Appellant recovered a judgment at law against said J. N. Barnette and the other guarantors for the sum of $341.71 in Perry County on September 24, 1934. A certificate of said judgment was recorded in Chilton County on September 29, 1934 in the probate office. The judgment was based upon defaults by said Smith under the contracts referred to. So that appellant's status as a creditor extends from April 24, 1929. Bibb v. Freeman, 59 Ala. 612; Cowan v. Staggs, 178 Ala. 144,59 So. 153; 37 Corpus Juris Secundum, Fraudulent Conveyances § 101, *938.

We may assume for the sake of argument that the deed from J. N. Barnette to his son Allie B. Barnette was without valuable consideration. So that appellant occupies the status of a subsequent creditor in determining whether it was intended to hinder, delay or defraud creditors in contravention of section 8038, Code of 1923, Code 1940, Tit. 20, § 7.

Subsequent creditors can impeach a voluntary deed only by proving the existence of an actual intent in the minds of the parties at the time of the execution of the conveyance to hinder, delay or defraud creditors by means thereof, and a failure to record the deed is not of itself evidence of fraud. The burden of proof is on the subsequent creditor. Wiggins v. Stewart Bros., 215 Ala. 9, 109 So. 101; Allen v. Overton,208 Ala. 504, 94 So. 477; Allen v. Caldwell, Ward Co., 149 Ala. 293,42 So. 855; Heinz v. White, 105 Ala. 670, 17 So. 185; Kirksey v. Snedecor, 60 Ala. 192.

The evidence shows that before J. N. Barnette contracted the liability to appellant, Allie B. Barnette married in 1927 and at once built a dwelling house on the land and was living there at the time the said debt was contracted. The deed was recorded in December 1930, while Allie was living on the land as a home with his family. There is no circumstance from which a purpose to defraud creditors could be inferred. Therefore that aspect of appellant's contention has not been sustained.
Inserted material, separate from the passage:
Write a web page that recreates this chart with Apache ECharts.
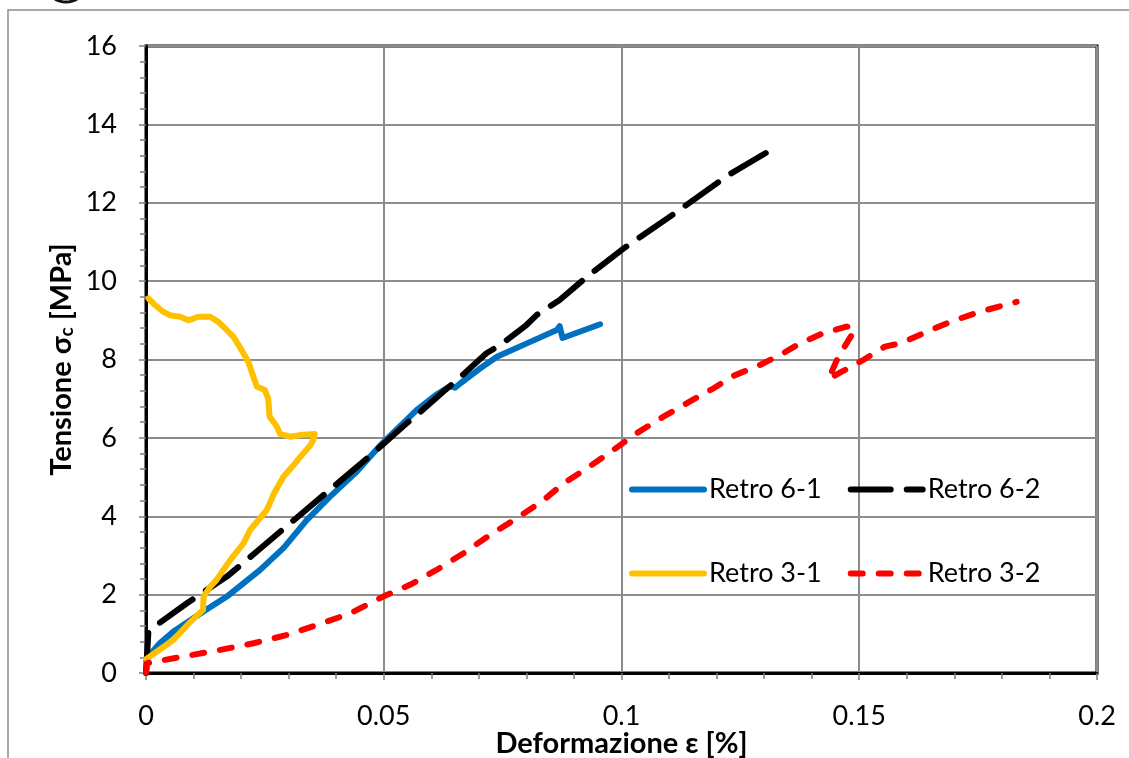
<!DOCTYPE html>
<html>
<head>
<meta charset="utf-8">
<script src="https://cdn.jsdelivr.net/npm/echarts@6/dist/echarts.min.js"></script>
<style>
  html, body { margin: 0; padding: 0; background: #fff; }
  #chart { width: 1129px; height: 758px; }
</style>
</head>
<body>
<div id="chart"></div>
<script>
// Stress–strain curves of the four "Retro" specimens
const retro61X = [0, 0.0029, 0.0057, 0.0120, 0.0170, 0.0240, 0.0290, 0.0338, 0.0387, 0.0440, 0.0492, 0.0530, 0.0569, 0.0610, 0.0640, 0.0650, 0.0662, 0.0700, 0.0738, 0.0808, 0.0864, 0.0870, 0.0876, 0.0955];
const retro61Y = [0.35, 0.76, 1.05, 1.56, 1.95, 2.63, 3.2, 3.9, 4.5, 5.1, 5.8, 6.25, 6.71, 7.1, 7.32, 7.28, 7.4, 7.75, 8.07, 8.45, 8.75, 8.85, 8.55, 8.9];

const retro62X = [0, 0.0005, 0.0022, 0.0086, 0.0170, 0.0233, 0.0303, 0.0394, 0.0470, 0.0548, 0.0573, 0.0625, 0.0650, 0.0716, 0.0745, 0.0800, 0.0822, 0.0870, 0.0927, 0.1004, 0.1112, 0.1225, 0.1326];
const retro62Y = [0, 1.05, 1.22, 1.78, 2.46, 3.1, 3.82, 4.75, 5.53, 6.37, 6.62, 7.18, 7.43, 8.16, 8.37, 8.88, 9.14, 9.52, 10.11, 10.83, 11.73, 12.71, 13.43];

const retro31X = [0, 0.0029, 0.0057, 0.0093, 0.0120, 0.0121, 0.0135, 0.0148, 0.0177, 0.0205, 0.0219, 0.0254, 0.0270, 0.0289, 0.0310, 0.0331, 0.0345, 0.0352, 0.0355, 0.0330, 0.0303, 0.0282, 0.0275, 0.0260, 0.0257, 0.0250, 0.0233, 0.0226, 0.0215, 0.0201, 0.0184, 0.0170, 0.0152, 0.0135, 0.0110, 0.0089, 0.0072, 0.0050, 0.0036, 0.0019, 0.0005];
const retro31Y = [0.35, 0.6, 0.84, 1.3, 1.61, 1.95, 2.2, 2.37, 2.88, 3.31, 3.65, 4.16, 4.6, 5.01, 5.3, 5.61, 5.8, 5.95, 6.1, 6.08, 6.03, 6.1, 6.29, 6.54, 7.0, 7.22, 7.31, 7.56, 7.94, 8.24, 8.58, 8.75, 8.96, 9.09, 9.09, 9.0, 9.09, 9.13, 9.22, 9.39, 9.56];

const retro32X = [0, 0.0002, 0.0078, 0.0156, 0.0226, 0.0296, 0.0359, 0.0429, 0.0499, 0.0555, 0.0611, 0.0667, 0.0723, 0.0780, 0.0836, 0.0878, 0.0927, 0.0983, 0.1032, 0.1088, 0.1144, 0.1193, 0.1235, 0.1291, 0.1333, 0.1375, 0.1424, 0.1473, 0.1490, 0.1484, 0.1456, 0.1435, 0.1463, 0.1484, 0.1510, 0.1554, 0.1586, 0.1635, 0.1691, 0.1754, 0.1831];
const retro32Y = [0, 0.25, 0.42, 0.59, 0.76, 0.97, 1.22, 1.52, 1.95, 2.25, 2.63, 3.05, 3.52, 3.95, 4.41, 4.84, 5.22, 5.69, 6.12, 6.54, 6.93, 7.26, 7.58, 7.86, 8.11, 8.41, 8.67, 8.84, 8.8, 8.62, 8.07, 7.5, 7.69, 7.82, 8.0, 8.33, 8.41, 8.67, 8.96, 9.22, 9.47];

const seriesNames = ['Retro 6-1', 'Retro 6-2', 'Retro 3-1', 'Retro 3-2'];
const xTicks = { min: 0, max: 0.2, step: 0.05 };
const yTicks = { min: 0, max: 16, step: 2 };

const zip = (xs, ys) => xs.map((x, i) => [x, ys[i]]);

const FONT = 'Lato';
const LINE_W = 6;
const chart = echarts.init(document.getElementById('chart'), null, { renderer: 'canvas' });

function lineSeries(name, data, color, dash) {
  return {
    name: name,
    type: 'line',
    data: data,
    showSymbol: false,
    symbol: 'none',
    smooth: false,
    animation: false,
    itemStyle: { color: color },
    lineStyle: { color: color, width: LINE_W, type: dash || 'solid', cap: 'round', join: 'round' }
  };
}

const axisCommon = {
  axisLine: { show: true, onZero: false, lineStyle: { color: '#000', width: 3 } },
  axisTick: { show: true, inside: false, length: 7, lineStyle: { color: '#7f7f7f', width: 1.5 } },
  minorTick: { show: true, splitNumber: 5, length: 6, lineStyle: { color: '#7f7f7f', width: 1.5 } },
  splitLine: { show: true, lineStyle: { color: '#8c8c8c', width: 2 } },
  axisLabel: { color: '#000', fontFamily: FONT, fontSize: 27 },
  nameMoveOverlap: false
};

// two-row legend: each row is its own legend component
function legendBlock(names, top) {
  return {
    data: names,
    orient: 'horizontal',
    left: 624,
    top: top,
    itemWidth: 72,
    itemHeight: 16,
    itemGap: 26,
    itemStyle: { opacity: 0 },
    lineStyle: { width: LINE_W, cap: 'round' },
    textStyle: { color: '#000', fontFamily: FONT, fontSize: 27 }
  };
}

chart.setOption({
  backgroundColor: '#fff',
  animation: false,
  grid: {
    left: 146, right: 32, top: 46, bottom: 85,
    containLabel: false,
    outerBoundsMode: 'none',
    show: true, borderColor: '#000', borderWidth: 3, backgroundColor: 'transparent'
  },
  xAxis: Object.assign({}, axisCommon, {
    type: 'value',
    min: xTicks.min, max: xTicks.max, interval: xTicks.step,
    name: 'Deformazione ε [%]',
    nameLocation: 'middle',
    nameGap: 56,
    nameTextStyle: { color: '#000', fontFamily: FONT, fontSize: 29, fontWeight: 'bold' },
    axisLabel: Object.assign({}, axisCommon.axisLabel, { margin: 30 })
  }),
  yAxis: Object.assign({}, axisCommon, {
    type: 'value',
    min: yTicks.min, max: yTicks.max, interval: yTicks.step,
    name: '{b|Tensione σ}{s|c}{b| [MPa]}',
    nameLocation: 'middle',
    nameGap: 70,
    nameRotate: 90,
    nameTextStyle: {
      rich: {
        b: { color: '#000', fontFamily: FONT, fontSize: 29, fontWeight: 'bold', lineHeight: 34, verticalAlign: 'bottom' },
        s: { color: '#000', fontFamily: FONT, fontSize: 19, fontWeight: 'bold', lineHeight: 34, verticalAlign: 'bottom' }
      }
    },
    axisLabel: Object.assign({}, axisCommon.axisLabel, { margin: 29 })
  }),
  legend: [
    legendBlock([seriesNames[0], seriesNames[1]], 471),
    legendBlock([seriesNames[2], seriesNames[3]], 555)
  ],
  graphic: [
    {
      type: 'polyline',
      silent: true,
      shape: { points: [[8, 760], [8, 10], [1131, 10]] },
      style: { stroke: '#8c8c8c', lineWidth: 1.5, fill: null }
    },
    {
      type: 'ellipse',
      silent: true,
      shape: { cx: 66, cy: -9, rx: 16, ry: 11 },
      style: { stroke: '#111', lineWidth: 3, fill: null }
    }
  ],
  series: [
    lineSeries(seriesNames[0], zip(retro61X, retro61Y), '#0070C0', 'solid'),
    lineSeries(seriesNames[1], zip(retro62X, retro62Y), '#000000', [40, 16]),
    lineSeries(seriesNames[2], zip(retro31X, retro31Y), '#FFC000', 'solid'),
    lineSeries(seriesNames[3], zip(retro32X, retro32Y), '#FF0000', [12, 16])
  ]
});
</script>
</body>
</html>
The next contention is that not having been recorded until after J. N. Barnette contracted the liability to appellant, who has become a judgment creditor, the *436 deed is void as to appellant under the recording statute (section 6887, Code of 1923), then in effect. Section 120, Title 47, Code of 1940. But that contention is not well taken because appellant's judgment was rendered after the deed was recorded. The recording statute here applicable protects judgment creditors only who have obtained their judgment before the prior deed was recorded. It matters not so far as that statute is concerned when the debt was contracted. The controlling circumstance is that the judgment was rendered before the prior deed was recorded, and further that at the time the judgment was rendered the plaintiff in it had no notice of the existence of the deed. Teaford v. Moss, 235 Ala. 490,179 So. 817; Sutley v. Dothan Oil Mill Co., 235 Ala. 475,179 So. 819; Wiggins v. Stewart Bros., 215 Ala. 9, 109 So. 101; Hall v. Griffin, 119 Ala. 214, 24 So. 27; Chadwick v. Carson,78 Ala. 116.

The judgment which appellant recovered against J. N. Barnette was after the recordation of the deed under attack.

The evidence also shows that at that time the grantee in the deed was in the actual possession of the land claiming it as his homestead and assessing and paying the taxes on it in his own name. Those facts justify a holding that appellant had notice of the claim maintained by Allie B. Barnette on and prior to the date of its judgment. Hall v. Griffin, supra; Chadwick v. Carson, supra; Gamble v. Black Warrior Coal Co.,172 Ala. 669, 55 So. 190.

Appellant also assigns as error the decree of the court sustaining the demurrer to paragraphs B and C, separately set up as an amendment. But those allegations were not needed to sustain the contentions of appellant as set out in the original bill. They add nothing of value and tender no different or new issue. There was no error in sustaining the demurrer separately addressed to them, nor in denying relief to appellant and dismissing the cause.

Affirmed.

LIVINGSTON, SIMPSON and STAKELY, JJ., concur.